— begin —
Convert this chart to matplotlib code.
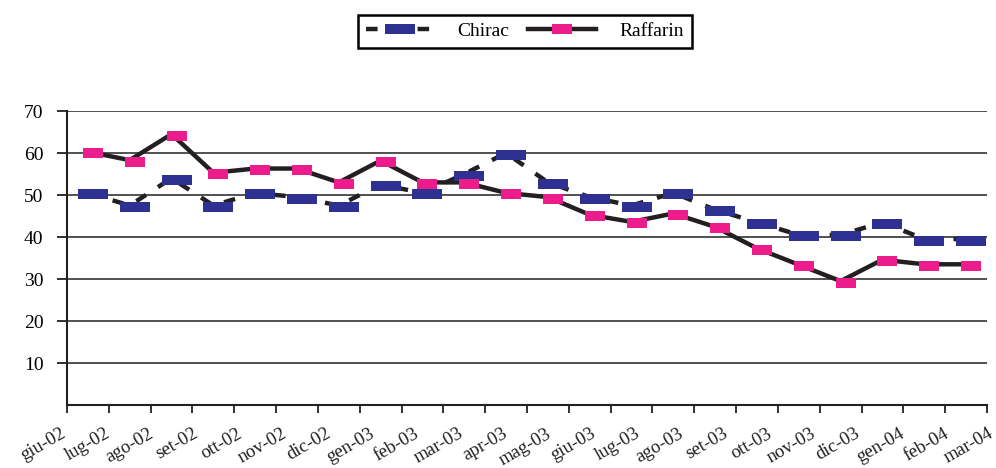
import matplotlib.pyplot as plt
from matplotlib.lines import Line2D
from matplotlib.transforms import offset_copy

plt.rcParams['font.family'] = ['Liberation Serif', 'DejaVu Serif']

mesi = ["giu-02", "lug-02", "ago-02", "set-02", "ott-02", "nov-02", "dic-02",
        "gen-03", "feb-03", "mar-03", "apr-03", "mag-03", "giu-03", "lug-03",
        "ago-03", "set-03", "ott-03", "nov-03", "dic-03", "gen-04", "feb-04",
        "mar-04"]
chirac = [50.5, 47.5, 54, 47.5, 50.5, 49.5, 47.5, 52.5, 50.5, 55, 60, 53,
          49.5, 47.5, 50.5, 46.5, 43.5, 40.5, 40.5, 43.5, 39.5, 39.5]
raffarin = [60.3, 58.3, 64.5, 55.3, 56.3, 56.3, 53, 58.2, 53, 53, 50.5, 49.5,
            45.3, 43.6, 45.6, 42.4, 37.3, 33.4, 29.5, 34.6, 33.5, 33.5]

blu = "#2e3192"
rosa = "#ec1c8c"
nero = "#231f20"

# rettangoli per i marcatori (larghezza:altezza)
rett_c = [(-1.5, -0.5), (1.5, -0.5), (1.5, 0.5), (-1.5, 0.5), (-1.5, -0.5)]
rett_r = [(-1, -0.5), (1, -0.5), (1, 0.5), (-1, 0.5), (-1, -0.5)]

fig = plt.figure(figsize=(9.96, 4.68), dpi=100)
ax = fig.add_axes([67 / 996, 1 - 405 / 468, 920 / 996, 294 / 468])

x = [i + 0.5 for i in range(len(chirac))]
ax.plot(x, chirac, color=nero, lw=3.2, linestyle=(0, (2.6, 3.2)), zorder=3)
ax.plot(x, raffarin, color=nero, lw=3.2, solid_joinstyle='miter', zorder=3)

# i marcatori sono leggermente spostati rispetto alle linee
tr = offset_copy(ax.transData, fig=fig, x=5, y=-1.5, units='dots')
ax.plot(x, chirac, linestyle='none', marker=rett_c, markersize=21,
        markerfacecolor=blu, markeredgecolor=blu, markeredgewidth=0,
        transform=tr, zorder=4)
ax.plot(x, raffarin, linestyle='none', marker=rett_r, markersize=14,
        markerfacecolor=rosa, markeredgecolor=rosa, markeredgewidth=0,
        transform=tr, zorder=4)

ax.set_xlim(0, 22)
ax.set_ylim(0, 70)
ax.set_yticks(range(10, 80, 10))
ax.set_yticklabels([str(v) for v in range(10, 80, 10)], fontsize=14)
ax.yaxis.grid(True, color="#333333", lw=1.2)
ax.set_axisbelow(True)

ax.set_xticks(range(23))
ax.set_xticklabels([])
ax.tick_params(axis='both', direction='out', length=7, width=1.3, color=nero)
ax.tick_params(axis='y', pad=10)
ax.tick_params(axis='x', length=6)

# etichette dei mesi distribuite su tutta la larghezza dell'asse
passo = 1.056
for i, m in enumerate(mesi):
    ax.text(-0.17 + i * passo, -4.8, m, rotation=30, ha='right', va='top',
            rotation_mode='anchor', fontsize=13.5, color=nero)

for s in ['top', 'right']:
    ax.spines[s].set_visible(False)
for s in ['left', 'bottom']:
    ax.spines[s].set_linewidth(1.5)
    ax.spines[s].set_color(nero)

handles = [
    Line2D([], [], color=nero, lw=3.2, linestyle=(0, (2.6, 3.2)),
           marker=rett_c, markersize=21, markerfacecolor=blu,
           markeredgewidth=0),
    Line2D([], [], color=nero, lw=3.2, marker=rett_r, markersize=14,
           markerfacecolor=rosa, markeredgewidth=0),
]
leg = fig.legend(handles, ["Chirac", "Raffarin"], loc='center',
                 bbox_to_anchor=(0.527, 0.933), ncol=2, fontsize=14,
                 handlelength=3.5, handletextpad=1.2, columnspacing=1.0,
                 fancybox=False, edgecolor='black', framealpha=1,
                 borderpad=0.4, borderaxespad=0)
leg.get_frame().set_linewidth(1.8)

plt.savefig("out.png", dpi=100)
— end —
WRITTEN REQUEST: Omit every picture, then reproduce the rest of the listing exactly.

TASK OUTPUT:
Convert this chart to matplotlib code.
import matplotlib.pyplot as plt
from matplotlib.lines import Line2D
from matplotlib.transforms import offset_copy

plt.rcParams['font.family'] = ['Liberation Serif', 'DejaVu Serif']

mesi = ["giu-02", "lug-02", "ago-02", "set-02", "ott-02", "nov-02", "dic-02",
        "gen-03", "feb-03", "mar-03", "apr-03", "mag-03", "giu-03", "lug-03",
        "ago-03", "set-03", "ott-03", "nov-03", "dic-03", "gen-04", "feb-04",
        "mar-04"]
chirac = [50.5, 47.5, 54, 47.5, 50.5, 49.5, 47.5, 52.5, 50.5, 55, 60, 53,
          49.5, 47.5, 50.5, 46.5, 43.5, 40.5, 40.5, 43.5, 39.5, 39.5]
raffarin = [60.3, 58.3, 64.5, 55.3, 56.3, 56.3, 53, 58.2, 53, 53, 50.5, 49.5,
            45.3, 43.6, 45.6, 42.4, 37.3, 33.4, 29.5, 34.6, 33.5, 33.5]

blu = "#2e3192"
rosa = "#ec1c8c"
nero = "#231f20"

# rettangoli per i marcatori (larghezza:altezza)
rett_c = [(-1.5, -0.5), (1.5, -0.5), (1.5, 0.5), (-1.5, 0.5), (-1.5, -0.5)]
rett_r = [(-1, -0.5), (1, -0.5), (1, 0.5), (-1, 0.5), (-1, -0.5)]

fig = plt.figure(figsize=(9.96, 4.68), dpi=100)
ax = fig.add_axes([67 / 996, 1 - 405 / 468, 920 / 996, 294 / 468])

x = [i + 0.5 for i in range(len(chirac))]
ax.plot(x, chirac, color=nero, lw=3.2, linestyle=(0, (2.6, 3.2)), zorder=3)
ax.plot(x, raffarin, color=nero, lw=3.2, solid_joinstyle='miter', zorder=3)

# i marcatori sono leggermente spostati rispetto alle linee
tr = offset_copy(ax.transData, fig=fig, x=5, y=-1.5, units='dots')
ax.plot(x, chirac, linestyle='none', marker=rett_c, markersize=21,
        markerfacecolor=blu, markeredgecolor=blu, markeredgewidth=0,
        transform=tr, zorder=4)
ax.plot(x, raffarin, linestyle='none', marker=rett_r, markersize=14,
        markerfacecolor=rosa, markeredgecolor=rosa, markeredgewidth=0,
        transform=tr, zorder=4)

ax.set_xlim(0, 22)
ax.set_ylim(0, 70)
ax.set_yticks(range(10, 80, 10))
ax.set_yticklabels([str(v) for v in range(10, 80, 10)], fontsize=14)
ax.yaxis.grid(True, color="#333333", lw=1.2)
ax.set_axisbelow(True)

ax.set_xticks(range(23))
ax.set_xticklabels([])
ax.tick_params(axis='both', direction='out', length=7, width=1.3, color=nero)
ax.tick_params(axis='y', pad=10)
ax.tick_params(axis='x', length=6)

# etichette dei mesi distribuite su tutta la larghezza dell'asse
passo = 1.056
for i, m in enumerate(mesi):
    ax.text(-0.17 + i * passo, -4.8, m, rotation=30, ha='right', va='top',
            rotation_mode='anchor', fontsize=13.5, color=nero)

for s in ['top', 'right']:
    ax.spines[s].set_visible(False)
for s in ['left', 'bottom']:
    ax.spines[s].set_linewidth(1.5)
    ax.spines[s].set_color(nero)

handles = [
    Line2D([], [], color=nero, lw=3.2, linestyle=(0, (2.6, 3.2)),
           marker=rett_c, markersize=21, markerfacecolor=blu,
           markeredgewidth=0),
    Line2D([], [], color=nero, lw=3.2, marker=rett_r, markersize=14,
           markerfacecolor=rosa, markeredgewidth=0),
]
leg = fig.legend(handles, ["Chirac", "Raffarin"], loc='center',
                 bbox_to_anchor=(0.527, 0.933), ncol=2, fontsize=14,
                 handlelength=3.5, handletextpad=1.2, columnspacing=1.0,
                 fancybox=False, edgecolor='black', framealpha=1,
                 borderpad=0.4, borderaxespad=0)
leg.get_frame().set_linewidth(1.8)

plt.savefig("out.png", dpi=100)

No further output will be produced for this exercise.